Lawsuits Challenging Drug Test-Related Firings Under State Laws and the ADA Have Been Unsuccessful
Several cases in various states have challenged the termination of employees with valid medical marijuana recommendations under the argument that employers cannot fire employees for “lawful conduct.” Most of these cases have not been successful because, as discussed above, marijuana is federally illegal no matter what state you live in. State courts are hesitant to decide whether “lawful conduct” includes behavior that is legal only at the state level.
There are some glimmers of hope though. In one case, Coats v. Dish Network, LLC, the Court of Appeals in Colorado was split as to whether Colorado’s “lawful activity” statute protects medical marijuana use. The majority of the court held that marijuana use isn’t lawful because it’s federally illegal. A dissenting judge notably wrote that the term “lawful use” in the state statute refers only to Colorado state law (where medical use is lawful) and not federal law. Had the majority held this view, the court could have found that Coats’ employer wrongfully fired him for using medical marijuana.
The Americans with Disability Act is another potential vehicle for challenging firings over positive drug tests for marijuana. The ADA generally prohibits employers from terminating employees for using lawfully prescribed medications. But because the ADA explicitly excludes “illegal” drugs from its coverage, medical marijuana patients can still be fired for positive drug test results. Instead, a more ripe area for challenge is employer accommodations for medical marijuana use. The ADA and similar state laws require employers to reasonably accommodate disabled employees. Even when on-duty marijuana use may not be a reasonable accommodation, federal courts could require employers to accommodate off-duty use.
Medical and Recreational Users Should Remain Cautious and Study Employer’s Drug Policy
We’re living in an interesting time. 28 US states have now legalized the use of marijuana for medicine, recreation, or both, but it remains illegal at the federal level. As a result, neither medical nor recreational users are well protected. For now, individuals bear the weight of responsibility to keep themselves informed of potential changes to federal law. Conscientious professionals should carefully read their employer’s written drug policy.
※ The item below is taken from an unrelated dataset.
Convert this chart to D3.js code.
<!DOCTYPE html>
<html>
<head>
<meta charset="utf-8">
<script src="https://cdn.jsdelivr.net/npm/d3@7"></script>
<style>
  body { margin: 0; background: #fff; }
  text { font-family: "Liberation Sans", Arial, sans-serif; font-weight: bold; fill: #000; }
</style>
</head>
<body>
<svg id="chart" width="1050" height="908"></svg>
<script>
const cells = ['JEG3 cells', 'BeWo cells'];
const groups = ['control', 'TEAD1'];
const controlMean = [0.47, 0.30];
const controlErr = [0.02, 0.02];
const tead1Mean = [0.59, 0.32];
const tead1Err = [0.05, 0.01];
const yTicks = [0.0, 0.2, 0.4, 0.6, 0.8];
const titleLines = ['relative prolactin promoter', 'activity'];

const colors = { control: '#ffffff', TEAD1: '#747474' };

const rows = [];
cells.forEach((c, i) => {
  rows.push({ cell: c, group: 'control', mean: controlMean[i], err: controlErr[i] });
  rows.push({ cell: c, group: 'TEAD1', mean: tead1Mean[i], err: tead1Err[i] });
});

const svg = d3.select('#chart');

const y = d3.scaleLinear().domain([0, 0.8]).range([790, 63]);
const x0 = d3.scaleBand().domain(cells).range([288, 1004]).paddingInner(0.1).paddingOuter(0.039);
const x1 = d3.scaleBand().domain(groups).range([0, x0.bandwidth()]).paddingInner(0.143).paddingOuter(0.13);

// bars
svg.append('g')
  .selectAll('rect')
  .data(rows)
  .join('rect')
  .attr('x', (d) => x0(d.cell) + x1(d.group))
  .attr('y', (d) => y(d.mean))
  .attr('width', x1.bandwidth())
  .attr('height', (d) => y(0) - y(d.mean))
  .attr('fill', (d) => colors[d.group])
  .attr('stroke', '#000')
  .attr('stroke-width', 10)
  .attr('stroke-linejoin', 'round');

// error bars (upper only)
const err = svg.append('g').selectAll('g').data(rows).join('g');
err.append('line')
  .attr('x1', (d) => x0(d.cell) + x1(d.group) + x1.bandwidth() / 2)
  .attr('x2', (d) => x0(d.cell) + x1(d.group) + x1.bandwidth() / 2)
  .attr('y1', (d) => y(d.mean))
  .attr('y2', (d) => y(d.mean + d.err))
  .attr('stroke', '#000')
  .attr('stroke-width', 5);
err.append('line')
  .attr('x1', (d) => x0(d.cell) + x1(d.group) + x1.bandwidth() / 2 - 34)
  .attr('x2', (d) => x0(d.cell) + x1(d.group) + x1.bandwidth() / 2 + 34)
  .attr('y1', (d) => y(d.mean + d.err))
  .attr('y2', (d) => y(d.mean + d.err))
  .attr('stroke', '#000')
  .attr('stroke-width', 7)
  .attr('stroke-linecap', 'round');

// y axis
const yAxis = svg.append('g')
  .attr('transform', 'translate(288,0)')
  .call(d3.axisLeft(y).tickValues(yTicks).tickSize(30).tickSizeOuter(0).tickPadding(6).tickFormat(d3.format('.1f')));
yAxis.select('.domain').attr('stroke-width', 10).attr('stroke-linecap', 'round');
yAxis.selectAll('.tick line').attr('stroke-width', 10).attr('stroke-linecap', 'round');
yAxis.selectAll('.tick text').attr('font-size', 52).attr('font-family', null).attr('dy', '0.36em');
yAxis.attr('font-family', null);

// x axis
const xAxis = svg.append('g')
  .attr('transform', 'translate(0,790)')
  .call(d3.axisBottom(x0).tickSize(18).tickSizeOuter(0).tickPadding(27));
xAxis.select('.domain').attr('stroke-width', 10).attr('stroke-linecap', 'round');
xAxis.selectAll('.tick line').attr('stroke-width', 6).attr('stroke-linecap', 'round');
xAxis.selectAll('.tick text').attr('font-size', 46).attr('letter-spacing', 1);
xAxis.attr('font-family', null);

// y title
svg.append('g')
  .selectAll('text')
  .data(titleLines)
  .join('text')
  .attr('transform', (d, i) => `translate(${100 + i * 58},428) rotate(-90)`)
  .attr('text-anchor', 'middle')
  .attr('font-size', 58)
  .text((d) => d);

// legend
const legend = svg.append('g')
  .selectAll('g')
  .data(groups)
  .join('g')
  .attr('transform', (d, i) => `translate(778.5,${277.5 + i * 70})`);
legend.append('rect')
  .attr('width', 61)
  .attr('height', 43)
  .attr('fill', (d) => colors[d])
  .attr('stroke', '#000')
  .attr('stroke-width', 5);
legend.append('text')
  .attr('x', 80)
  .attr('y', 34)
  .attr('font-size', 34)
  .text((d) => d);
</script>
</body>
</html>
In light of recent changes in state laws, some employers are evaluating whether they can accommodate medical marijuana in the workplace. Unfortunately, employers who choose a more permissive approach could still face inquiries from the federal government about their role in “facilitating” the use of a federally illegal drug. Most employers will continue to take their cues from the federal government. Don’t expect drug testing to go anywhere as long as marijuana remains a Schedule I drug.